■ TASK OBJECTIVE
Copy out the material below in full, but not its images.

+++ COLLECTED DATA +++

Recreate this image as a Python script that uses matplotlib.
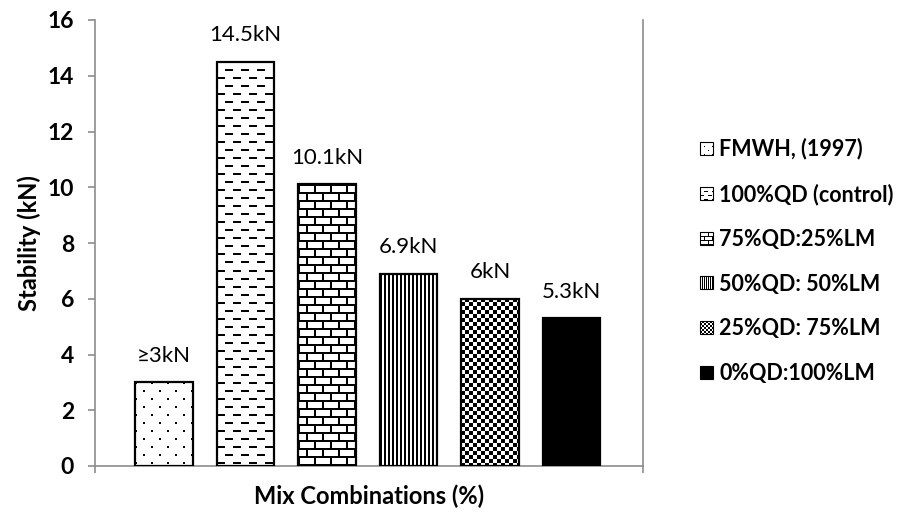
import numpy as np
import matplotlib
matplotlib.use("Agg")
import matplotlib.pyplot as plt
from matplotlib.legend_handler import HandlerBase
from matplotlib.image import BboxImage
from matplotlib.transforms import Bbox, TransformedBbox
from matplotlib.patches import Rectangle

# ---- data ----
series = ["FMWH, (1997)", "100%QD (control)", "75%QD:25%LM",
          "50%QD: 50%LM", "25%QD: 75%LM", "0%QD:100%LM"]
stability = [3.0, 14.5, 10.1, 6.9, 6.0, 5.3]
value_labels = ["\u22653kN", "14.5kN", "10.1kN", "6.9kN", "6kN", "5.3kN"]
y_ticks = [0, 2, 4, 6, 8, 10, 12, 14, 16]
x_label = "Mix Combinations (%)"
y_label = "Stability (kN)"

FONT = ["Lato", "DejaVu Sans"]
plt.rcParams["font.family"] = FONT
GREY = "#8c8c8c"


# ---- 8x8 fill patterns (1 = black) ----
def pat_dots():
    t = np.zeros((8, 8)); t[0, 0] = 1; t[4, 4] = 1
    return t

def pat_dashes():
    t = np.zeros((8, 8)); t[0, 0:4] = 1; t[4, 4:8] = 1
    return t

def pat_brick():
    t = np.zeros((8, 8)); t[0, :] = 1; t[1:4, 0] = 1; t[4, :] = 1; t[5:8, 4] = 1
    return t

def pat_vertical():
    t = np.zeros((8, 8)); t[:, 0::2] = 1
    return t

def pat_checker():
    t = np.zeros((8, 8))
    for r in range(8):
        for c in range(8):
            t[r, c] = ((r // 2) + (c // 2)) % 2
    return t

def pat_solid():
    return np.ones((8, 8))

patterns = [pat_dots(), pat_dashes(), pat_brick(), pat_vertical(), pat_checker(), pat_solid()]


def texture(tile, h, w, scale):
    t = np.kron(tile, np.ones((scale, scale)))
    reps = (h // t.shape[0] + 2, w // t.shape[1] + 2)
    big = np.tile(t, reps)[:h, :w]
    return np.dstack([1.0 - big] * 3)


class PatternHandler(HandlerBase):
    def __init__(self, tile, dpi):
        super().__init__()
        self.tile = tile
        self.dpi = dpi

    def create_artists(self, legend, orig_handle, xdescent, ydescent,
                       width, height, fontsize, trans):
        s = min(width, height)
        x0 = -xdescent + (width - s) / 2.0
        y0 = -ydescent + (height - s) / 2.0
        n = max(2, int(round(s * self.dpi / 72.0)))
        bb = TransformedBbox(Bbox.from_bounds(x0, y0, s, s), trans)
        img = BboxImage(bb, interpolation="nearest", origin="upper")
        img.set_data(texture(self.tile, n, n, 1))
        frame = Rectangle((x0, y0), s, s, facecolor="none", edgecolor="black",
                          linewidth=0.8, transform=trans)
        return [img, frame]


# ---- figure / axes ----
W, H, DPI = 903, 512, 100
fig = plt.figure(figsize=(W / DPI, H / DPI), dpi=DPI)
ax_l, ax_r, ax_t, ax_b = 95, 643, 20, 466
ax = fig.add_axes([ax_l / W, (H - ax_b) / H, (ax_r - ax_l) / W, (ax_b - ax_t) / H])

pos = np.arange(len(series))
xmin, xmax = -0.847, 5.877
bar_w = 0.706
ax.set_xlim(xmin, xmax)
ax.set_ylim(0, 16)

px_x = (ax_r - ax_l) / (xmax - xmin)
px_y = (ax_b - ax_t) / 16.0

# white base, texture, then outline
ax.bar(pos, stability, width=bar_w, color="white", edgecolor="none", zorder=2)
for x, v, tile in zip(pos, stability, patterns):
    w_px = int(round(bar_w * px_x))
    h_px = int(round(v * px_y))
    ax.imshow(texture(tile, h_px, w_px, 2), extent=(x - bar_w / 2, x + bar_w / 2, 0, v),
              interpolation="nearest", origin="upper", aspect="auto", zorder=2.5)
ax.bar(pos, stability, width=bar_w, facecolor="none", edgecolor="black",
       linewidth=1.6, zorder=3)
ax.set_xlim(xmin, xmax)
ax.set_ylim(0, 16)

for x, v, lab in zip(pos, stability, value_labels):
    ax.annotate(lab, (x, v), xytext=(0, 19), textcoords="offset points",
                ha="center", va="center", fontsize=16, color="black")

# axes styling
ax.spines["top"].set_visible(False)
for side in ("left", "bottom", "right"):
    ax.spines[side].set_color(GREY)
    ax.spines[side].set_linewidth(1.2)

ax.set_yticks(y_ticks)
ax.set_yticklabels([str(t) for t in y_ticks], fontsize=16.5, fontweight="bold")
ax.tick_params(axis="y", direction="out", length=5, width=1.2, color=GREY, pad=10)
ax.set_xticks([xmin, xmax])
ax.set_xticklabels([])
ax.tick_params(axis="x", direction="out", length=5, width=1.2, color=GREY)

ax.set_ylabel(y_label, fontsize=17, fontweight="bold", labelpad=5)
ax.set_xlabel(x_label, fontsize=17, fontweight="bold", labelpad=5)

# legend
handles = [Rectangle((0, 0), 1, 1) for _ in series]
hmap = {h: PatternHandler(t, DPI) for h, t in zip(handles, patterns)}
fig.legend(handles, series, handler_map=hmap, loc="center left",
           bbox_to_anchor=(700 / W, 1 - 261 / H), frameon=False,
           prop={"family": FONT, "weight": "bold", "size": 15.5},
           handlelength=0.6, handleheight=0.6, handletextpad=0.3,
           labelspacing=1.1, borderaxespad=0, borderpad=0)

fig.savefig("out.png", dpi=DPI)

+++

■ TASK RESPONSE
Recreate this image as a Python script that uses matplotlib.
import numpy as np
import matplotlib
matplotlib.use("Agg")
import matplotlib.pyplot as plt
from matplotlib.legend_handler import HandlerBase
from matplotlib.image import BboxImage
from matplotlib.transforms import Bbox, TransformedBbox
from matplotlib.patches import Rectangle

# ---- data ----
series = ["FMWH, (1997)", "100%QD (control)", "75%QD:25%LM",
          "50%QD: 50%LM", "25%QD: 75%LM", "0%QD:100%LM"]
stability = [3.0, 14.5, 10.1, 6.9, 6.0, 5.3]
value_labels = ["\u22653kN", "14.5kN", "10.1kN", "6.9kN", "6kN", "5.3kN"]
y_ticks = [0, 2, 4, 6, 8, 10, 12, 14, 16]
x_label = "Mix Combinations (%)"
y_label = "Stability (kN)"

FONT = ["Lato", "DejaVu Sans"]
plt.rcParams["font.family"] = FONT
GREY = "#8c8c8c"


# ---- 8x8 fill patterns (1 = black) ----
def pat_dots():
    t = np.zeros((8, 8)); t[0, 0] = 1; t[4, 4] = 1
    return t

def pat_dashes():
    t = np.zeros((8, 8)); t[0, 0:4] = 1; t[4, 4:8] = 1
    return t

def pat_brick():
    t = np.zeros((8, 8)); t[0, :] = 1; t[1:4, 0] = 1; t[4, :] = 1; t[5:8, 4] = 1
    return t

def pat_vertical():
    t = np.zeros((8, 8)); t[:, 0::2] = 1
    return t

def pat_checker():
    t = np.zeros((8, 8))
    for r in range(8):
        for c in range(8):
            t[r, c] = ((r // 2) + (c // 2)) % 2
    return t

def pat_solid():
    return np.ones((8, 8))

patterns = [pat_dots(), pat_dashes(), pat_brick(), pat_vertical(), pat_checker(), pat_solid()]


def texture(tile, h, w, scale):
    t = np.kron(tile, np.ones((scale, scale)))
    reps = (h // t.shape[0] + 2, w // t.shape[1] + 2)
    big = np.tile(t, reps)[:h, :w]
    return np.dstack([1.0 - big] * 3)


class PatternHandler(HandlerBase):
    def __init__(self, tile, dpi):
        super().__init__()
        self.tile = tile
        self.dpi = dpi

    def create_artists(self, legend, orig_handle, xdescent, ydescent,
                       width, height, fontsize, trans):
        s = min(width, height)
        x0 = -xdescent + (width - s) / 2.0
        y0 = -ydescent + (height - s) / 2.0
        n = max(2, int(round(s * self.dpi / 72.0)))
        bb = TransformedBbox(Bbox.from_bounds(x0, y0, s, s), trans)
        img = BboxImage(bb, interpolation="nearest", origin="upper")
        img.set_data(texture(self.tile, n, n, 1))
        frame = Rectangle((x0, y0), s, s, facecolor="none", edgecolor="black",
                          linewidth=0.8, transform=trans)
        return [img, frame]


# ---- figure / axes ----
W, H, DPI = 903, 512, 100
fig = plt.figure(figsize=(W / DPI, H / DPI), dpi=DPI)
ax_l, ax_r, ax_t, ax_b = 95, 643, 20, 466
ax = fig.add_axes([ax_l / W, (H - ax_b) / H, (ax_r - ax_l) / W, (ax_b - ax_t) / H])

pos = np.arange(len(series))
xmin, xmax = -0.847, 5.877
bar_w = 0.706
ax.set_xlim(xmin, xmax)
ax.set_ylim(0, 16)

px_x = (ax_r - ax_l) / (xmax - xmin)
px_y = (ax_b - ax_t) / 16.0

# white base, texture, then outline
ax.bar(pos, stability, width=bar_w, color="white", edgecolor="none", zorder=2)
for x, v, tile in zip(pos, stability, patterns):
    w_px = int(round(bar_w * px_x))
    h_px = int(round(v * px_y))
    ax.imshow(texture(tile, h_px, w_px, 2), extent=(x - bar_w / 2, x + bar_w / 2, 0, v),
              interpolation="nearest", origin="upper", aspect="auto", zorder=2.5)
ax.bar(pos, stability, width=bar_w, facecolor="none", edgecolor="black",
       linewidth=1.6, zorder=3)
ax.set_xlim(xmin, xmax)
ax.set_ylim(0, 16)

for x, v, lab in zip(pos, stability, value_labels):
    ax.annotate(lab, (x, v), xytext=(0, 19), textcoords="offset points",
                ha="center", va="center", fontsize=16, color="black")

# axes styling
ax.spines["top"].set_visible(False)
for side in ("left", "bottom", "right"):
    ax.spines[side].set_color(GREY)
    ax.spines[side].set_linewidth(1.2)

ax.set_yticks(y_ticks)
ax.set_yticklabels([str(t) for t in y_ticks], fontsize=16.5, fontweight="bold")
ax.tick_params(axis="y", direction="out", length=5, width=1.2, color=GREY, pad=10)
ax.set_xticks([xmin, xmax])
ax.set_xticklabels([])
ax.tick_params(axis="x", direction="out", length=5, width=1.2, color=GREY)

ax.set_ylabel(y_label, fontsize=17, fontweight="bold", labelpad=5)
ax.set_xlabel(x_label, fontsize=17, fontweight="bold", labelpad=5)

# legend
handles = [Rectangle((0, 0), 1, 1) for _ in series]
hmap = {h: PatternHandler(t, DPI) for h, t in zip(handles, patterns)}
fig.legend(handles, series, handler_map=hmap, loc="center left",
           bbox_to_anchor=(700 / W, 1 - 261 / H), frameon=False,
           prop={"family": FONT, "weight": "bold", "size": 15.5},
           handlelength=0.6, handleheight=0.6, handletextpad=0.3,
           labelspacing=1.1, borderaxespad=0, borderpad=0)

fig.savefig("out.png", dpi=DPI)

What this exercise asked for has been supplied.